**EXERCISE DESCRIPTION**
Starting with the first line of the data that follows, transcribe every line verbatim until the line containing "(242, 0.26), (251, 4.03)]" has been transcribed.

*** DATASET EXTRACT

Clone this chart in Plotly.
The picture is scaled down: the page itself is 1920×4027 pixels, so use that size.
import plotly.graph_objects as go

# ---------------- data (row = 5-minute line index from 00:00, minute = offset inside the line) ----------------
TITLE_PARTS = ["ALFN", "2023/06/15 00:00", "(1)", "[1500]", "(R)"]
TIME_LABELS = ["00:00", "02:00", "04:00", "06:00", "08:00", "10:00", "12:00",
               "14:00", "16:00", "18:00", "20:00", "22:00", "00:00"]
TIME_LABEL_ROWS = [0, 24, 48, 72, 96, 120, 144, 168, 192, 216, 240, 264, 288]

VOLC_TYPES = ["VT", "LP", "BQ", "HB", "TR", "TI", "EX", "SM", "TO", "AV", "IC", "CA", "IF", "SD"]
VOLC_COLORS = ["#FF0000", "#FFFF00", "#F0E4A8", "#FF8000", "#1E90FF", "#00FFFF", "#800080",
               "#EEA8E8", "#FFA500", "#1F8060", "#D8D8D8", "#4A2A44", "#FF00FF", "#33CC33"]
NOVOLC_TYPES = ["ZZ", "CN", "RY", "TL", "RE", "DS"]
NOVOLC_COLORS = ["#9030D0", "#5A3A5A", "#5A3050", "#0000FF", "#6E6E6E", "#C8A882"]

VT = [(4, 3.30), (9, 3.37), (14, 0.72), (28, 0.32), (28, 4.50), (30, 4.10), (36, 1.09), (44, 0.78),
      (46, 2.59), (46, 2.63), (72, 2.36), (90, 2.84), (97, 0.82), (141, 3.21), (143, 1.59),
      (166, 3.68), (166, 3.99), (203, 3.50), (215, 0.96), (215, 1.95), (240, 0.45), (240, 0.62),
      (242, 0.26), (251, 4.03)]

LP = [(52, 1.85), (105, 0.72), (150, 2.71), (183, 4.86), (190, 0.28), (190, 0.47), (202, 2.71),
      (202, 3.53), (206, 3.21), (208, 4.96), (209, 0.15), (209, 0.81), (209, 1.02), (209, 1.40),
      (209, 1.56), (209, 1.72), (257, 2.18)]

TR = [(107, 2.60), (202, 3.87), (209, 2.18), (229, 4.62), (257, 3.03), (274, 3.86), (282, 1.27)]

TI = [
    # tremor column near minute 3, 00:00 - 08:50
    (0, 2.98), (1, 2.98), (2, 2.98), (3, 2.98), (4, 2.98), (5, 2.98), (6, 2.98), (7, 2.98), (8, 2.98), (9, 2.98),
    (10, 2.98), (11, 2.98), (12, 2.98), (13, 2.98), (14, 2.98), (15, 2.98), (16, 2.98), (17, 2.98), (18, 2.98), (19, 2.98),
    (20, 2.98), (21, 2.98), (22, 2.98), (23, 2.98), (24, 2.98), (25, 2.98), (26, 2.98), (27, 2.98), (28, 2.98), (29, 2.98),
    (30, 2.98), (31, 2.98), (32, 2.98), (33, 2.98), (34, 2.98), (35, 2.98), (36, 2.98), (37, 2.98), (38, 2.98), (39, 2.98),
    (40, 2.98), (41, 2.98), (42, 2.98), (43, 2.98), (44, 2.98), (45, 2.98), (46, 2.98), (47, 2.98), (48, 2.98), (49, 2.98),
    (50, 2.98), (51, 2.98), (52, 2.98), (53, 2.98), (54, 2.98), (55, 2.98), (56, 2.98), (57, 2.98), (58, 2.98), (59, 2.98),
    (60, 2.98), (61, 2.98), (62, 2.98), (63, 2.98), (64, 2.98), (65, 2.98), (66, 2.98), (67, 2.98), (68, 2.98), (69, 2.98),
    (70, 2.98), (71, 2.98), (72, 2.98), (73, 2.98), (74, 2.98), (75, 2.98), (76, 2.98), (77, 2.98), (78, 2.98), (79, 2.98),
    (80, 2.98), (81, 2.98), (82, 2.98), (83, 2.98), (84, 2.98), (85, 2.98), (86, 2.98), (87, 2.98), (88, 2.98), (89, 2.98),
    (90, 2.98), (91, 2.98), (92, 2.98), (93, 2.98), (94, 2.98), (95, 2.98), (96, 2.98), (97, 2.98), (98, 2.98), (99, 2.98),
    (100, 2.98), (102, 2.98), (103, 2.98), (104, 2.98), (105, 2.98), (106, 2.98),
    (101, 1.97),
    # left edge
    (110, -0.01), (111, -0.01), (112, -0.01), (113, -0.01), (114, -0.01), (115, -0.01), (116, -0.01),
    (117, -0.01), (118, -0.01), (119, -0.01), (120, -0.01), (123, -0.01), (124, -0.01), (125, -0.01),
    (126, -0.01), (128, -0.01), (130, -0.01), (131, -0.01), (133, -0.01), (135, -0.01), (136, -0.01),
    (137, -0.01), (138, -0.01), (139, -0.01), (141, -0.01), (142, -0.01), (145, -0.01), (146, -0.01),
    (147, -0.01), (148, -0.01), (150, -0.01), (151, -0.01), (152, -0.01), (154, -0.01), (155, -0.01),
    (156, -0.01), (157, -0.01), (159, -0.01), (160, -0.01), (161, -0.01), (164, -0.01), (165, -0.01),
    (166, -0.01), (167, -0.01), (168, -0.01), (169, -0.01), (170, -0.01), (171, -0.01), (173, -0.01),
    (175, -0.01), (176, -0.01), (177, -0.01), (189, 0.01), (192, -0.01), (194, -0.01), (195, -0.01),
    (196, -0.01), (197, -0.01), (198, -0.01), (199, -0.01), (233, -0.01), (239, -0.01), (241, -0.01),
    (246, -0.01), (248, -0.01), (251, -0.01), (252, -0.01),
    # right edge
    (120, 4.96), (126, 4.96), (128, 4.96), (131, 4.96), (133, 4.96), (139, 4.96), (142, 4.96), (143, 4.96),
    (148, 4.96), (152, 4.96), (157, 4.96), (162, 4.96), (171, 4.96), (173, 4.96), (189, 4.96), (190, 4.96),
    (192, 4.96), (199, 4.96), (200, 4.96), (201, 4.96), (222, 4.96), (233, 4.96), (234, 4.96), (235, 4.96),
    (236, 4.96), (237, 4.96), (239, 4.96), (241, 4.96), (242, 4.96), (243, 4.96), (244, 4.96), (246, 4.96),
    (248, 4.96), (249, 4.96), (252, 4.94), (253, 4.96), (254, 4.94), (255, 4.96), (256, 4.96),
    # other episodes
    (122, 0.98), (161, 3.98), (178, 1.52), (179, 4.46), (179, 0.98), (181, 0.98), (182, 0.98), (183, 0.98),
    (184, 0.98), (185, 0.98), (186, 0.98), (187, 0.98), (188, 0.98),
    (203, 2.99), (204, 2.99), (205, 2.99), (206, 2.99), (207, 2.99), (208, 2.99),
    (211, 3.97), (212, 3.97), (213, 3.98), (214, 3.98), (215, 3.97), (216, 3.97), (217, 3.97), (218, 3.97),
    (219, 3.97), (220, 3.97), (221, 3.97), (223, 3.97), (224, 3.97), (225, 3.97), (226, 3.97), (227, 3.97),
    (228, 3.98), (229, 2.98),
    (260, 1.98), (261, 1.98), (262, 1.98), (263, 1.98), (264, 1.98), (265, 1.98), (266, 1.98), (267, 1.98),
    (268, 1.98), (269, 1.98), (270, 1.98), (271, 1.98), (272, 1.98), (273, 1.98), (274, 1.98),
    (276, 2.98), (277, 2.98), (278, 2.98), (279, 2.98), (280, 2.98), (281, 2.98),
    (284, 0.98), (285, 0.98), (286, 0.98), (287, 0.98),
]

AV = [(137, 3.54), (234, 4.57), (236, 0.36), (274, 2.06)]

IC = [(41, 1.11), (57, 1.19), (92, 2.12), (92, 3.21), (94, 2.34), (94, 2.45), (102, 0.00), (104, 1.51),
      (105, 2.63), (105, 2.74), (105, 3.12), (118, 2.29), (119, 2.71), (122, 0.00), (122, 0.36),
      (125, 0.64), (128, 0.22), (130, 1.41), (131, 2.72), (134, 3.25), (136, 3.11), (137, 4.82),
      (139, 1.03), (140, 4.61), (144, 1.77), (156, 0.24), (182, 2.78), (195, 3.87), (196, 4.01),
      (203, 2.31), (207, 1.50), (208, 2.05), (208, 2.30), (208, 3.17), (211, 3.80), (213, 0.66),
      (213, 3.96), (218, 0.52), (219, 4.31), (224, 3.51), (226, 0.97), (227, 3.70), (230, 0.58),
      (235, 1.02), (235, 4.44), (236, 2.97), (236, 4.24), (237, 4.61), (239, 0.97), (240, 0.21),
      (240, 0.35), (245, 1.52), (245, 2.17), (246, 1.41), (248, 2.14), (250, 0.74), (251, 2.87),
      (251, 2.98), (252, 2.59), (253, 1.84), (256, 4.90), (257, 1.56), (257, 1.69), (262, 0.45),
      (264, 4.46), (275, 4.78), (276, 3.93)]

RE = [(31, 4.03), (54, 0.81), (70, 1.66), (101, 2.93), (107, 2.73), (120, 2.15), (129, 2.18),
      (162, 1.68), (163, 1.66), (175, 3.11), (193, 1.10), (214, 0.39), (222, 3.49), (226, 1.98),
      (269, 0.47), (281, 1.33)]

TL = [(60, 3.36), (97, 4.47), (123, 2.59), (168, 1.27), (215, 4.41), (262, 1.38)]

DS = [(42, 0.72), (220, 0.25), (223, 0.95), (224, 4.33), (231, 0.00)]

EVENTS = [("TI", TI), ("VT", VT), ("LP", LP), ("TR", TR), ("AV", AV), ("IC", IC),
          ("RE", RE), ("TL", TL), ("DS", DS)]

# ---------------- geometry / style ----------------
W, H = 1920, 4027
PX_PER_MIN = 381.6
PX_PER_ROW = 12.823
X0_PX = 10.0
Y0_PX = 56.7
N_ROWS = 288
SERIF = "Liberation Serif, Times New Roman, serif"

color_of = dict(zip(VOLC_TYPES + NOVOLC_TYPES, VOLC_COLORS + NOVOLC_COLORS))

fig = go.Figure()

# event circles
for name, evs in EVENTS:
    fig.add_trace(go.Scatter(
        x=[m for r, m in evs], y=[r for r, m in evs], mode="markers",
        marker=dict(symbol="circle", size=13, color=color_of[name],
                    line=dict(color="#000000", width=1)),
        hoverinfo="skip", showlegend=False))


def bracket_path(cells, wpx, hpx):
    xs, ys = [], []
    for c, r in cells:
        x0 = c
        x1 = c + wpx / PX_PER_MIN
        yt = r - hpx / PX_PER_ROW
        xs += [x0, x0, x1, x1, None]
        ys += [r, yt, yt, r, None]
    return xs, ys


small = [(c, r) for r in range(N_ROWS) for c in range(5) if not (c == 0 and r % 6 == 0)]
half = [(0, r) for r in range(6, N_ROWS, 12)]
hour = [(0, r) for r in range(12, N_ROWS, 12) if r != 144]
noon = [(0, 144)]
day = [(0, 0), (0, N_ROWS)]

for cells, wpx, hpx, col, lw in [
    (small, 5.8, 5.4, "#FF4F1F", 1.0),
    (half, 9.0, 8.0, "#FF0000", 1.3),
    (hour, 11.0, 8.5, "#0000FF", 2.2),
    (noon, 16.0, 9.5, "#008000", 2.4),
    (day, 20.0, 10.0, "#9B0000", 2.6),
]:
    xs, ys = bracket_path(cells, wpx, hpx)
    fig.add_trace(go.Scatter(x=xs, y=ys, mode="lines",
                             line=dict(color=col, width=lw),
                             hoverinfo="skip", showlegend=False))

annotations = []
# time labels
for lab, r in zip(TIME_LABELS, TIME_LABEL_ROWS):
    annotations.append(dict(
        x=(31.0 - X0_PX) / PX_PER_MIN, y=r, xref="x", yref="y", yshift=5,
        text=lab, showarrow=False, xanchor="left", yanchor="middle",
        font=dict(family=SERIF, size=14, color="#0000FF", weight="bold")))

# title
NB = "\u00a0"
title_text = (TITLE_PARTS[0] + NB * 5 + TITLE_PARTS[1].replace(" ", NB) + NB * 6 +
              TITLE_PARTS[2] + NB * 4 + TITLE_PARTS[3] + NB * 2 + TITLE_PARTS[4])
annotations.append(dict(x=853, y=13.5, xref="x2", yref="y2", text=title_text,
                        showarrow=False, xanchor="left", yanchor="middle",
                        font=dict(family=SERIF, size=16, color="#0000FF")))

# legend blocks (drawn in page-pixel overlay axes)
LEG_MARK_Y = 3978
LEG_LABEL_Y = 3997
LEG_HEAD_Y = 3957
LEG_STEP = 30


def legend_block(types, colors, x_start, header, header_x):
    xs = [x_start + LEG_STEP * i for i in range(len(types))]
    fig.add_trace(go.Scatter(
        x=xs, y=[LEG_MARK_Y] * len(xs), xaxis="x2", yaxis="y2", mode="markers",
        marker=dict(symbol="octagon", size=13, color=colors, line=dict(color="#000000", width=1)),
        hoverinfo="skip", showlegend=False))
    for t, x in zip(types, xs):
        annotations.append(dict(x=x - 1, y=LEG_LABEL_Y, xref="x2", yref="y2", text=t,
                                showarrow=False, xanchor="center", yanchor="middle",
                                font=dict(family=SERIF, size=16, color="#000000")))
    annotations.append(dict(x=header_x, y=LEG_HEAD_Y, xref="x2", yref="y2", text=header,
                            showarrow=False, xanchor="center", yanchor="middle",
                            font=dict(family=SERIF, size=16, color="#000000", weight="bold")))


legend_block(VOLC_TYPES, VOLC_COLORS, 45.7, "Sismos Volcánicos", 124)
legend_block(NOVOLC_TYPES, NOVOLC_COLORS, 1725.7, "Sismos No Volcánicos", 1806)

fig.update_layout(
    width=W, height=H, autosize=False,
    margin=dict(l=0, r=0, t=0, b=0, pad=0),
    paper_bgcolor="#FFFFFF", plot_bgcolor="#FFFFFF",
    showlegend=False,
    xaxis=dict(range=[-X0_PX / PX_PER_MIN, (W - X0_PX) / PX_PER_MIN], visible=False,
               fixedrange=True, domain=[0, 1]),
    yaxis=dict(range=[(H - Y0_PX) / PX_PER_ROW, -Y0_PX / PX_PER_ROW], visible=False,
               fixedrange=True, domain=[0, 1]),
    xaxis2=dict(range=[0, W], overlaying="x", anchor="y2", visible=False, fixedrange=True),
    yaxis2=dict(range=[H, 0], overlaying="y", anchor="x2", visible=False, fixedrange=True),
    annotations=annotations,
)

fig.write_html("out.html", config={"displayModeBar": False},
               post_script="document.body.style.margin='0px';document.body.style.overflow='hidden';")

******

**WRITTEN REPLY**
Clone this chart in Plotly.
The picture is scaled down: the page itself is 1920×4027 pixels, so use that size.
import plotly.graph_objects as go

# ---------------- data (row = 5-minute line index from 00:00, minute = offset inside the line) ----------------
TITLE_PARTS = ["ALFN", "2023/06/15 00:00", "(1)", "[1500]", "(R)"]
TIME_LABELS = ["00:00", "02:00", "04:00", "06:00", "08:00", "10:00", "12:00",
               "14:00", "16:00", "18:00", "20:00", "22:00", "00:00"]
TIME_LABEL_ROWS = [0, 24, 48, 72, 96, 120, 144, 168, 192, 216, 240, 264, 288]

VOLC_TYPES = ["VT", "LP", "BQ", "HB", "TR", "TI", "EX", "SM", "TO", "AV", "IC", "CA", "IF", "SD"]
VOLC_COLORS = ["#FF0000", "#FFFF00", "#F0E4A8", "#FF8000", "#1E90FF", "#00FFFF", "#800080",
               "#EEA8E8", "#FFA500", "#1F8060", "#D8D8D8", "#4A2A44", "#FF00FF", "#33CC33"]
NOVOLC_TYPES = ["ZZ", "CN", "RY", "TL", "RE", "DS"]
NOVOLC_COLORS = ["#9030D0", "#5A3A5A", "#5A3050", "#0000FF", "#6E6E6E", "#C8A882"]

VT = [(4, 3.30), (9, 3.37), (14, 0.72), (28, 0.32), (28, 4.50), (30, 4.10), (36, 1.09), (44, 0.78),
      (46, 2.59), (46, 2.63), (72, 2.36), (90, 2.84), (97, 0.82), (141, 3.21), (143, 1.59),
      (166, 3.68), (166, 3.99), (203, 3.50), (215, 0.96), (215, 1.95), (240, 0.45), (240, 0.62),
      (242, 0.26), (251, 4.03)]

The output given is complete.